By the early 1950's, Universal Studios had largely given up on its tradition of Gothic horror films. Arguably the last of the line was 1948's Abbott and Costello meet Frankenstein, the greatest of the horror-comedies but nevertheless a farce on the petrified iconography of their classic monsters. Universal's immediate future belonged to Atomic Age Sci-Fi, including the last great monster, The Creature from the Black Lagoon in 1954. The following year, Universal went to colour with This Island Earth, but by 1960 these sorts of "genre" offerings were naught but schlocky drive-in movie fare.
Yet at just that same time, hideous things were brewing in England. Hammer Films began production of their own line of horror films that were widely seen as inheriting Universal's mantle. Produced in colour and staring legendary actors Christopher Lee and Peter Cushing, films like The Curse of Frankenstein (1957), Horror of Dracula and The Revenge of Frankenstein (1958), The Mummy (1959), and The Brides of Dracula (1960) proved that there was still interest in well-made, well-acted, well-scripted Gothic horror films. At the time, American International Pictures was a low-grade B-movie house that was known for giving minuscule shooting schedules and shoestring budgets to films like I Was a Teenage Werewolf (1957), Teenage Cave Man (1958), High School Hellcats (1958), and Reform School Girl (1957). However, when one of their most prolific and reliable directors, Roger Corman, approached them to make their own series of Hammer-style horror films, they gave him the green light. Not only that, but they upped his budget and gave him a whole 15 days to shoot his first, on the gamble that this was just the sort of thing that would raise AIP's standing, not to mention their profit margins.

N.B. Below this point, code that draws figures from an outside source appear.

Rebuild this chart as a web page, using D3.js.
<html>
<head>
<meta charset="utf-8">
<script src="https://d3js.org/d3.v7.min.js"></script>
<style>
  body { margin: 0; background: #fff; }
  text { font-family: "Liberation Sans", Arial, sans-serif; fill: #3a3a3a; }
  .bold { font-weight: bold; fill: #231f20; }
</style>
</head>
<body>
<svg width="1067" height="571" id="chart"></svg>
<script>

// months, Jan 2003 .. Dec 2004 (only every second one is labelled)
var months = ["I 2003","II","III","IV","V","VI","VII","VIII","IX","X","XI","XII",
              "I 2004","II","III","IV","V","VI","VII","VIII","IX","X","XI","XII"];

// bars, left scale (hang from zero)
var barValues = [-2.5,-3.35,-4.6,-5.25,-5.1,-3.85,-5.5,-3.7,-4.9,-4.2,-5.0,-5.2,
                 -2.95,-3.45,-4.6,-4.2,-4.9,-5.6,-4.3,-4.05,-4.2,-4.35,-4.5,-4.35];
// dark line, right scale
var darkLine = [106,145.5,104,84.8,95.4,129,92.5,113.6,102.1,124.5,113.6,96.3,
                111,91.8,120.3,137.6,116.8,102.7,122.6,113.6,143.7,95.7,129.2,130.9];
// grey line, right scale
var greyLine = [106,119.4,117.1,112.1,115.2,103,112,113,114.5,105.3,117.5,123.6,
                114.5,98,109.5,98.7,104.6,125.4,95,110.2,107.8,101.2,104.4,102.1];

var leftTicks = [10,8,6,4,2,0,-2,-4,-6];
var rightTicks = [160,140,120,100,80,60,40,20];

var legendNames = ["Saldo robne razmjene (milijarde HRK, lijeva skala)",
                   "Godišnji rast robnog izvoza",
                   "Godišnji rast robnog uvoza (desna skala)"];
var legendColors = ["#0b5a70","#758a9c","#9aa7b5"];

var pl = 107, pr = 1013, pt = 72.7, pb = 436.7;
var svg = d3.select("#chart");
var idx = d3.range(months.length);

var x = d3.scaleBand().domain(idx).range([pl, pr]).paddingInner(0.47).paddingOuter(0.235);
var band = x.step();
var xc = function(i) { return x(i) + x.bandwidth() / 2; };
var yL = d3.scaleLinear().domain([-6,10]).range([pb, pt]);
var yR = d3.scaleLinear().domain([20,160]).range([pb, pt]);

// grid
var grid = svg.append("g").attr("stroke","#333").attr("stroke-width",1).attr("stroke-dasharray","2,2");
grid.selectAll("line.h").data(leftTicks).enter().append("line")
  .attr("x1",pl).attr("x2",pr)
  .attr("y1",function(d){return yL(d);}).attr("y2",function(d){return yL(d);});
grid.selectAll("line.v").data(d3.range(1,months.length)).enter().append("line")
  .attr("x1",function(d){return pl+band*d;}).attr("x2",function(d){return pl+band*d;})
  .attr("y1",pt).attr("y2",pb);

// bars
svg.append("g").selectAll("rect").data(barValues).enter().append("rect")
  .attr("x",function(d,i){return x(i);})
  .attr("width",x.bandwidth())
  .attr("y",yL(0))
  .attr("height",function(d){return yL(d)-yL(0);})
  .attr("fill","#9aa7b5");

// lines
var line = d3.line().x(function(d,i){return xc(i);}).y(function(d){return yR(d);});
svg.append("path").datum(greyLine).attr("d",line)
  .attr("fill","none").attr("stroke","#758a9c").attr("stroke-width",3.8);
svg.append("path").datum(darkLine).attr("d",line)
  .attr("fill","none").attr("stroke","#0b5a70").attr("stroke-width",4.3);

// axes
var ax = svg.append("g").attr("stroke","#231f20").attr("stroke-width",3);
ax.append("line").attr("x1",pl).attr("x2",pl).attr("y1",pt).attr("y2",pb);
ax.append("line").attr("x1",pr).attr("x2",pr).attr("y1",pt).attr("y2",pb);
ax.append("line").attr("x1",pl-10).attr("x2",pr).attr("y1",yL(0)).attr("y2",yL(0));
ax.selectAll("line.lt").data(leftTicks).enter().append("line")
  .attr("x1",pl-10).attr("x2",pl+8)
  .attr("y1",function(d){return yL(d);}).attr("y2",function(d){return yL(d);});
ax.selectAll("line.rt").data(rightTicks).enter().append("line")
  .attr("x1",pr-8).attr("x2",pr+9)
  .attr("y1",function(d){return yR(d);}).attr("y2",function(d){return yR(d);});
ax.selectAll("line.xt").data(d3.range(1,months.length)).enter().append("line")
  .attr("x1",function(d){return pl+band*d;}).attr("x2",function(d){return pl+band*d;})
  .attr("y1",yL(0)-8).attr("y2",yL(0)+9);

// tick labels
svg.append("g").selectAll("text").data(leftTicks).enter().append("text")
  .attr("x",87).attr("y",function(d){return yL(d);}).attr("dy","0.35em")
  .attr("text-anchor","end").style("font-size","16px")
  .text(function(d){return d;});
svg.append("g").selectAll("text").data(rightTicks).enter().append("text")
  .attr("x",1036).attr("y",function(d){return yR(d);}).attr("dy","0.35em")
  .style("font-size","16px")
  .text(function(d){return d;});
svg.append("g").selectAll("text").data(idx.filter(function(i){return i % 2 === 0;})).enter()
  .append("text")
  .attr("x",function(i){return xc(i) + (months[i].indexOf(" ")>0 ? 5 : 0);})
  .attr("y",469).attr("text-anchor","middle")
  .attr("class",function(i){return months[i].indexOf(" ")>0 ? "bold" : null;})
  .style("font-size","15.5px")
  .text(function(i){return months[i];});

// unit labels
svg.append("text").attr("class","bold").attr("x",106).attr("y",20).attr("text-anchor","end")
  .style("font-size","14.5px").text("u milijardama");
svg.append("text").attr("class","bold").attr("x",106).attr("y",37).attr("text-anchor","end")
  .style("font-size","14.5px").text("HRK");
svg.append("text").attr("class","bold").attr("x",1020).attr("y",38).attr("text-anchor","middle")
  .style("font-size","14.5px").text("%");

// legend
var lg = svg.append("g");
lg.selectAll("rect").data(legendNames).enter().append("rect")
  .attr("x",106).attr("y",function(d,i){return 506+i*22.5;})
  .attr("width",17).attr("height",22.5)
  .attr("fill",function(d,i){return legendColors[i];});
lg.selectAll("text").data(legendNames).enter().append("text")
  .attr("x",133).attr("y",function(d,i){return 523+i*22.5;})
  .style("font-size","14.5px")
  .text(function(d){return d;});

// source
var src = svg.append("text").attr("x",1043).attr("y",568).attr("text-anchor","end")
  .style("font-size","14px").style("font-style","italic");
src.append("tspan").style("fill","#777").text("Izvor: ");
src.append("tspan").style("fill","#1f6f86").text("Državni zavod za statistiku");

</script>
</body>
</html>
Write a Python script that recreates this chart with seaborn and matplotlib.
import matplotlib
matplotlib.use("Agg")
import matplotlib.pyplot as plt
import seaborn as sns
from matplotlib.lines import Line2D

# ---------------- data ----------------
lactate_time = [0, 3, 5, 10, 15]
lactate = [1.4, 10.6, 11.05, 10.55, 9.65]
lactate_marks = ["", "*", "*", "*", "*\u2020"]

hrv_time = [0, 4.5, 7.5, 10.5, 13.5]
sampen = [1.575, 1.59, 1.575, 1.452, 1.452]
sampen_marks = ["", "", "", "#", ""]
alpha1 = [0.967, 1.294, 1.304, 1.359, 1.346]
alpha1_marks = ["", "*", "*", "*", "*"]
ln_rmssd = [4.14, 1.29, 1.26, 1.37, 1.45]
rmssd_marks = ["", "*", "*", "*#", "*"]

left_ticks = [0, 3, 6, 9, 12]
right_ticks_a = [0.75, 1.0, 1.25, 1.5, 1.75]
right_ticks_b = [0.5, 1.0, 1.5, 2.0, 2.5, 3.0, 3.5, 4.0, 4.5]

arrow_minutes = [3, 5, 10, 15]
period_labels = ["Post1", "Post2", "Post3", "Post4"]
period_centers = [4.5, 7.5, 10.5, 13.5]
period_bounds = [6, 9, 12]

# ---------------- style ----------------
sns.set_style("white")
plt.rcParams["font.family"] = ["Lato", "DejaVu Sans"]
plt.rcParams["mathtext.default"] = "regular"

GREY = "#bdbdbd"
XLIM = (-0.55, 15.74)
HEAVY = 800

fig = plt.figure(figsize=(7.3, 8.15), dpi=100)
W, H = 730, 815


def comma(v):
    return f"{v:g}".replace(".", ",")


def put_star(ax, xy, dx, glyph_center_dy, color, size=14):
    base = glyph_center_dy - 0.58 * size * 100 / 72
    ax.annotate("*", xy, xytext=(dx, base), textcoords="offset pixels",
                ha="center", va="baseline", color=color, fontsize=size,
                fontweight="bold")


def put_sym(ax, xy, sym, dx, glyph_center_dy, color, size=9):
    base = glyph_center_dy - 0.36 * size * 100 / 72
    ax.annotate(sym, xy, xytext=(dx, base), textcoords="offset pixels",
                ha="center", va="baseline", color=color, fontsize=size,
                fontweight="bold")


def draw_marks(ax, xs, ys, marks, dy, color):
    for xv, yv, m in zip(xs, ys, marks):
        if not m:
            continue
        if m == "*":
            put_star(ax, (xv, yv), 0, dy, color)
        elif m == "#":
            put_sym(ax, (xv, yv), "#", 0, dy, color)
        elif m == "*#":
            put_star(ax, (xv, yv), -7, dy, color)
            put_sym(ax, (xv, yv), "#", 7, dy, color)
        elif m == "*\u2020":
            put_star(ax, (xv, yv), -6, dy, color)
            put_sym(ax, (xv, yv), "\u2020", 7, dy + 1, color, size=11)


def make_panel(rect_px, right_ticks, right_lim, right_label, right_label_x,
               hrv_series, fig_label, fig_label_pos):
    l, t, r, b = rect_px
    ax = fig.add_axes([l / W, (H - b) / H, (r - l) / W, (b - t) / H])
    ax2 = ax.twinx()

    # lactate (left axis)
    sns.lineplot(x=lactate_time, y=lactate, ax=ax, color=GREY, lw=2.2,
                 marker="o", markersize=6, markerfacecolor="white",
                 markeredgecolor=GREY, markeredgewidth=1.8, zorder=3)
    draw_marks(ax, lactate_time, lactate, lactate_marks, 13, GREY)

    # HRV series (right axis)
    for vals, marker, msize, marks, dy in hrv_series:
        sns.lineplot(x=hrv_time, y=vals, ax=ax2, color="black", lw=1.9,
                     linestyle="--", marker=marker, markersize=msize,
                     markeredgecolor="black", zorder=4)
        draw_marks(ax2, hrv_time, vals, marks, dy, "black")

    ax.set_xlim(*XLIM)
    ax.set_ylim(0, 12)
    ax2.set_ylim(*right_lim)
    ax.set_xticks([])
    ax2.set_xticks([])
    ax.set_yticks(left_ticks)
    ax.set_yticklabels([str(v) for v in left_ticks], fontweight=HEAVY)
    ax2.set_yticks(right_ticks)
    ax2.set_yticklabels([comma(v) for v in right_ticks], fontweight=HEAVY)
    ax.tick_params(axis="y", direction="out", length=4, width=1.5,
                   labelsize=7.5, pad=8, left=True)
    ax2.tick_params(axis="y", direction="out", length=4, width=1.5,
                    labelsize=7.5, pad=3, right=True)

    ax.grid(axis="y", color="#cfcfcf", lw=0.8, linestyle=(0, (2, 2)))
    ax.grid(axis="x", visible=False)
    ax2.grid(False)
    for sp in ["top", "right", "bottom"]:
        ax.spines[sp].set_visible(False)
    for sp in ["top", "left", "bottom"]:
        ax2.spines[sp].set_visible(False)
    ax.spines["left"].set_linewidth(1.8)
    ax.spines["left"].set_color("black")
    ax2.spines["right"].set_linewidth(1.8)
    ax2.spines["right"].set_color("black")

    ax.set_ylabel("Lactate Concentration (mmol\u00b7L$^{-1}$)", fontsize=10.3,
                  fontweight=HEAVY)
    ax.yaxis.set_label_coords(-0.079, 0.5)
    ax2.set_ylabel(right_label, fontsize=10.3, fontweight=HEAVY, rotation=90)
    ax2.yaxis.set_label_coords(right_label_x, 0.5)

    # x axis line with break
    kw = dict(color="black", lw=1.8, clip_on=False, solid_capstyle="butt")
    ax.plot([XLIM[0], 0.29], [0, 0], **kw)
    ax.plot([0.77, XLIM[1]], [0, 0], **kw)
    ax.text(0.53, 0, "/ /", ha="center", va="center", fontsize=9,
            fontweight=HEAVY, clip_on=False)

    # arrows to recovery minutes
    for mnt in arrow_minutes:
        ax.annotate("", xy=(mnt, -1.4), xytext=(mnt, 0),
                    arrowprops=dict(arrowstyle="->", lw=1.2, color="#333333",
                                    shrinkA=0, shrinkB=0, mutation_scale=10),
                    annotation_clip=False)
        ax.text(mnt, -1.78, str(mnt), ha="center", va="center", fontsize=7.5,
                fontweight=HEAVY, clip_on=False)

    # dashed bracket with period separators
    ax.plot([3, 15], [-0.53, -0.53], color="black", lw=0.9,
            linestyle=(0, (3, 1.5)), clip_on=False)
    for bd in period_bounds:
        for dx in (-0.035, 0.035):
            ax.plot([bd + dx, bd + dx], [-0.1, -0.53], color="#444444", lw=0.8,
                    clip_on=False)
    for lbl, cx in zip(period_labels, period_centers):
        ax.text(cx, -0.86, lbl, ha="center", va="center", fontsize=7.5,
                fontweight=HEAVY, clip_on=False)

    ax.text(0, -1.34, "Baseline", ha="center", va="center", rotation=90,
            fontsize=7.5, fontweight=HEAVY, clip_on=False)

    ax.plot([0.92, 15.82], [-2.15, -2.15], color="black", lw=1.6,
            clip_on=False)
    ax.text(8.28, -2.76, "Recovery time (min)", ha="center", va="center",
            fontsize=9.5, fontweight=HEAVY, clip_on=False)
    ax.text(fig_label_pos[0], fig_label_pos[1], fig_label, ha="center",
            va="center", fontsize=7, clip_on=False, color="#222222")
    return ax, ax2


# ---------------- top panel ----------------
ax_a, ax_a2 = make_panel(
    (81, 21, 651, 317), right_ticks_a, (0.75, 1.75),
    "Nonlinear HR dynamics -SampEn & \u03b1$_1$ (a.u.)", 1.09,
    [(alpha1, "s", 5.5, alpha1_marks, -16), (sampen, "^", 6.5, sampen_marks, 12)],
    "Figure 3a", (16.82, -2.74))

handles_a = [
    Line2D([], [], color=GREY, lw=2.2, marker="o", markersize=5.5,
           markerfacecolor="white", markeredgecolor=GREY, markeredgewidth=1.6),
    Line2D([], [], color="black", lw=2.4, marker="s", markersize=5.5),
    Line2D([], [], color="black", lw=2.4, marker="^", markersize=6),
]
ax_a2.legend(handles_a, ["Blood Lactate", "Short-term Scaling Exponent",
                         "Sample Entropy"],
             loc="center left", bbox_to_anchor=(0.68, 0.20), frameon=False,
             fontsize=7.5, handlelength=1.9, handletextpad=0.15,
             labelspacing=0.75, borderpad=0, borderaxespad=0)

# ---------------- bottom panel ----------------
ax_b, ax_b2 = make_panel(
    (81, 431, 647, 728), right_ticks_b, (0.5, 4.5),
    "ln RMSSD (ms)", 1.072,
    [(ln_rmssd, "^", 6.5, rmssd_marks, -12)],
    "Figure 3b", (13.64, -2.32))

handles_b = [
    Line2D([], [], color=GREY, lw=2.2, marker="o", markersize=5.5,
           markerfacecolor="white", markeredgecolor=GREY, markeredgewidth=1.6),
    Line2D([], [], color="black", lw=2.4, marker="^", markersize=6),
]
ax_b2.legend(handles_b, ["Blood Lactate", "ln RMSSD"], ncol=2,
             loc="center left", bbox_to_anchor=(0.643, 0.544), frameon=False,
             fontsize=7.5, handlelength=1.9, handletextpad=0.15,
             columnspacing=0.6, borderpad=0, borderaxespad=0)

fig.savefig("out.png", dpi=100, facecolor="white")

As source material, Corman deviated from the tradition of European writers to go with an American original: Edgar Allan Poe. Richard Matheson, one of the greatest horror writers that ever lived, supplied the script based on Poe's 1839 story The Fall of the House of Usher. Then came the inspired choice to cast Vincent Price as Roderick Usher. To this point, Price was already an established actor with 20 years experience and over 80 roles in his filmography. He originally entered the craft as a dramatic character actor who took on a number of historical dramas, then transitioning into Noir thrillers for a while. In the Fifties he really began his career in horror, in such films as House of Wax (1953), The Fly (1958) and Return of the Fly (1959), The House on Haunted Hill and The Tingler (both 1959). Over the course of his career, less than a third of Price's films were horror, but they were the ones with the most enduring popularity. By the 1980's, he was guest-starring on The Muppet Show and doing voice-overs for Michael Jackson's Thriller as an all-time horror icon. This was due in no small part to AIP's "Poe Cycle." Together, they created House of Usher (1960) and charted a new course in American horror film.